TASK INPUT:

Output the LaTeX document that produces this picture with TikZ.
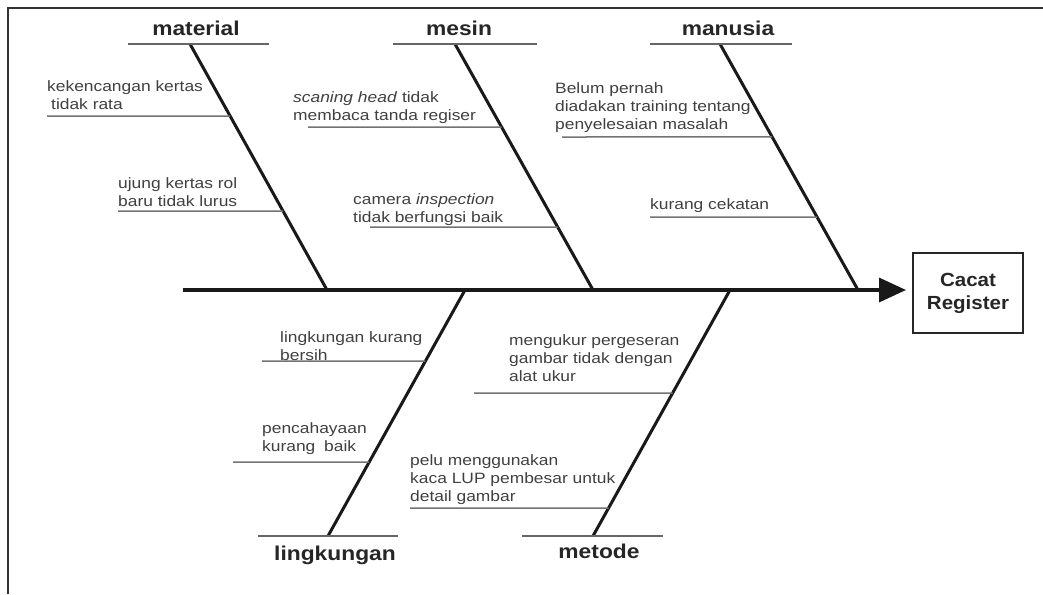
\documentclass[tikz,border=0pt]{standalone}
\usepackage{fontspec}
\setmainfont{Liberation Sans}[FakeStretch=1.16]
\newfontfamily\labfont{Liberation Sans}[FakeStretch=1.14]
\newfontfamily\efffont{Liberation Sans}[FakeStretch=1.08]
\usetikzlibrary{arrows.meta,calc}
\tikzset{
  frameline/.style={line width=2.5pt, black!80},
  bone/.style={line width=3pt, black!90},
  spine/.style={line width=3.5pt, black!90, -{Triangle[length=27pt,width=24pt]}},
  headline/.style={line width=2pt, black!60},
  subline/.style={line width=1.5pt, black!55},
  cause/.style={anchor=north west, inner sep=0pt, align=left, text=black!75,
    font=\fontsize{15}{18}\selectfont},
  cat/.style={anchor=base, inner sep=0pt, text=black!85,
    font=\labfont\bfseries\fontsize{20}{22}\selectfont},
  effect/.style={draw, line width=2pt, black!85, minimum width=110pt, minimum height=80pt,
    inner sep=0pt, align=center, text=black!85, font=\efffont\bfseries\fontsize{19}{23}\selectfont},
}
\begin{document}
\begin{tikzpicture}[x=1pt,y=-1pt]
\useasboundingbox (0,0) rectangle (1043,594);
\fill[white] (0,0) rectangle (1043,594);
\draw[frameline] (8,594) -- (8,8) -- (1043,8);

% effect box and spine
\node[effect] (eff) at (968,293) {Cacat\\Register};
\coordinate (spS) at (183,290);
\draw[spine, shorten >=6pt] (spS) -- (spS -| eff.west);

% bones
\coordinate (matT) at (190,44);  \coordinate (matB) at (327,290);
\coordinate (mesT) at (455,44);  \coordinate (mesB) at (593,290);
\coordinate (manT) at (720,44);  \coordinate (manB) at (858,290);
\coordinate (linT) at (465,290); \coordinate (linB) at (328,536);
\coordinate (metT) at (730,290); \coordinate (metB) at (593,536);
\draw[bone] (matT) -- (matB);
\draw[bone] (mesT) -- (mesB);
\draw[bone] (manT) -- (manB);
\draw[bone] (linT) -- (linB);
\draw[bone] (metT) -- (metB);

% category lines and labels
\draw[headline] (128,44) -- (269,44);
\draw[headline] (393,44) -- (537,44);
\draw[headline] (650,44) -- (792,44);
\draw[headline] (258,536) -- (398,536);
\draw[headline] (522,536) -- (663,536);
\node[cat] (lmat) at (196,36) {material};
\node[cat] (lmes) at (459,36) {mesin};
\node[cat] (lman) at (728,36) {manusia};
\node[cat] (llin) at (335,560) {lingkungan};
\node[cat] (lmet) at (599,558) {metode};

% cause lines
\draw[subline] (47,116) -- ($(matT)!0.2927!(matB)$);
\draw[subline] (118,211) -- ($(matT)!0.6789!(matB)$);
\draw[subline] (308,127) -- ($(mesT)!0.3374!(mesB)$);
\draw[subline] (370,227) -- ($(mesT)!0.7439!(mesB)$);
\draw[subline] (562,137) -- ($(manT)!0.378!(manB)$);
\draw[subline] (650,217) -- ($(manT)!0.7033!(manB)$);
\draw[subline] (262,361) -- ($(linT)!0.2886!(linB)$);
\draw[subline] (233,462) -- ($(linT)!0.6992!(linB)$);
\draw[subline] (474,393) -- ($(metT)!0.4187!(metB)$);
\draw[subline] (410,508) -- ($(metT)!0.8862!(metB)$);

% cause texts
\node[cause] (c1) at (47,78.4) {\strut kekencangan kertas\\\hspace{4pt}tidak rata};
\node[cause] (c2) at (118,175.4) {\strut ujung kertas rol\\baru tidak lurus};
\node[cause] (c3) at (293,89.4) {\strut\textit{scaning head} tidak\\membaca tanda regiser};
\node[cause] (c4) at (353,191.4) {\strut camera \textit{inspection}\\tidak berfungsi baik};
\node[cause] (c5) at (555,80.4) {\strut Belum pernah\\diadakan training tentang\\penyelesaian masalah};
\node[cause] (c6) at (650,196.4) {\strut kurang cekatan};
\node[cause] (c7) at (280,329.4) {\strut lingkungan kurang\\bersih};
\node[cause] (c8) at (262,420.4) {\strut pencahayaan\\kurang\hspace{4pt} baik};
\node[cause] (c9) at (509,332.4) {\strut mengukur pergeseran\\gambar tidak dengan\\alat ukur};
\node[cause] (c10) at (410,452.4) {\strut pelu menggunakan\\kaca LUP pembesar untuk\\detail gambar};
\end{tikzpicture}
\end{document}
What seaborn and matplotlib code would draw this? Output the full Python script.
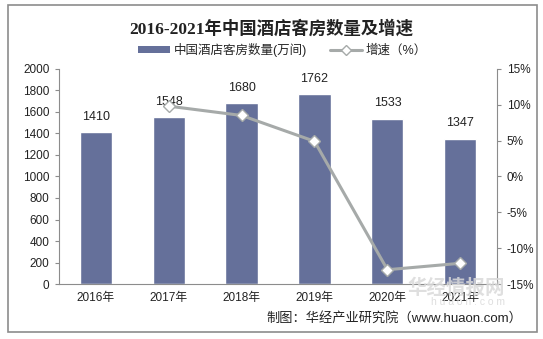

EXERCISE REQUIREMENTS:
Return the whole listing, word for word, and leave out every picture.

THE COMPLETED TASK:
Output the LaTeX document that produces this picture with TikZ.
\documentclass[tikz,border=0pt]{standalone}
\usepackage{fontspec}
\setmainfont{Liberation Sans}[FakeStretch=1.16]
\newfontfamily\labfont{Liberation Sans}[FakeStretch=1.14]
\newfontfamily\efffont{Liberation Sans}[FakeStretch=1.08]
\usetikzlibrary{arrows.meta,calc}
\tikzset{
  frameline/.style={line width=2.5pt, black!80},
  bone/.style={line width=3pt, black!90},
  spine/.style={line width=3.5pt, black!90, -{Triangle[length=27pt,width=24pt]}},
  headline/.style={line width=2pt, black!60},
  subline/.style={line width=1.5pt, black!55},
  cause/.style={anchor=north west, inner sep=0pt, align=left, text=black!75,
    font=\fontsize{15}{18}\selectfont},
  cat/.style={anchor=base, inner sep=0pt, text=black!85,
    font=\labfont\bfseries\fontsize{20}{22}\selectfont},
  effect/.style={draw, line width=2pt, black!85, minimum width=110pt, minimum height=80pt,
    inner sep=0pt, align=center, text=black!85, font=\efffont\bfseries\fontsize{19}{23}\selectfont},
}
\begin{document}
\begin{tikzpicture}[x=1pt,y=-1pt]
\useasboundingbox (0,0) rectangle (1043,594);
\fill[white] (0,0) rectangle (1043,594);
\draw[frameline] (8,594) -- (8,8) -- (1043,8);

% effect box and spine
\node[effect] (eff) at (968,293) {Cacat\\Register};
\coordinate (spS) at (183,290);
\draw[spine, shorten >=6pt] (spS) -- (spS -| eff.west);

% bones
\coordinate (matT) at (190,44);  \coordinate (matB) at (327,290);
\coordinate (mesT) at (455,44);  \coordinate (mesB) at (593,290);
\coordinate (manT) at (720,44);  \coordinate (manB) at (858,290);
\coordinate (linT) at (465,290); \coordinate (linB) at (328,536);
\coordinate (metT) at (730,290); \coordinate (metB) at (593,536);
\draw[bone] (matT) -- (matB);
\draw[bone] (mesT) -- (mesB);
\draw[bone] (manT) -- (manB);
\draw[bone] (linT) -- (linB);
\draw[bone] (metT) -- (metB);

% category lines and labels
\draw[headline] (128,44) -- (269,44);
\draw[headline] (393,44) -- (537,44);
\draw[headline] (650,44) -- (792,44);
\draw[headline] (258,536) -- (398,536);
\draw[headline] (522,536) -- (663,536);
\node[cat] (lmat) at (196,36) {material};
\node[cat] (lmes) at (459,36) {mesin};
\node[cat] (lman) at (728,36) {manusia};
\node[cat] (llin) at (335,560) {lingkungan};
\node[cat] (lmet) at (599,558) {metode};

% cause lines
\draw[subline] (47,116) -- ($(matT)!0.2927!(matB)$);
\draw[subline] (118,211) -- ($(matT)!0.6789!(matB)$);
\draw[subline] (308,127) -- ($(mesT)!0.3374!(mesB)$);
\draw[subline] (370,227) -- ($(mesT)!0.7439!(mesB)$);
\draw[subline] (562,137) -- ($(manT)!0.378!(manB)$);
\draw[subline] (650,217) -- ($(manT)!0.7033!(manB)$);
\draw[subline] (262,361) -- ($(linT)!0.2886!(linB)$);
\draw[subline] (233,462) -- ($(linT)!0.6992!(linB)$);
\draw[subline] (474,393) -- ($(metT)!0.4187!(metB)$);
\draw[subline] (410,508) -- ($(metT)!0.8862!(metB)$);

% cause texts
\node[cause] (c1) at (47,78.4) {\strut kekencangan kertas\\\hspace{4pt}tidak rata};
\node[cause] (c2) at (118,175.4) {\strut ujung kertas rol\\baru tidak lurus};
\node[cause] (c3) at (293,89.4) {\strut\textit{scaning head} tidak\\membaca tanda regiser};
\node[cause] (c4) at (353,191.4) {\strut camera \textit{inspection}\\tidak berfungsi baik};
\node[cause] (c5) at (555,80.4) {\strut Belum pernah\\diadakan training tentang\\penyelesaian masalah};
\node[cause] (c6) at (650,196.4) {\strut kurang cekatan};
\node[cause] (c7) at (280,329.4) {\strut lingkungan kurang\\bersih};
\node[cause] (c8) at (262,420.4) {\strut pencahayaan\\kurang\hspace{4pt} baik};
\node[cause] (c9) at (509,332.4) {\strut mengukur pergeseran\\gambar tidak dengan\\alat ukur};
\node[cause] (c10) at (410,452.4) {\strut pelu menggunakan\\kaca LUP pembesar untuk\\detail gambar};
\end{tikzpicture}
\end{document}
What seaborn and matplotlib code would draw this? Output the full Python script.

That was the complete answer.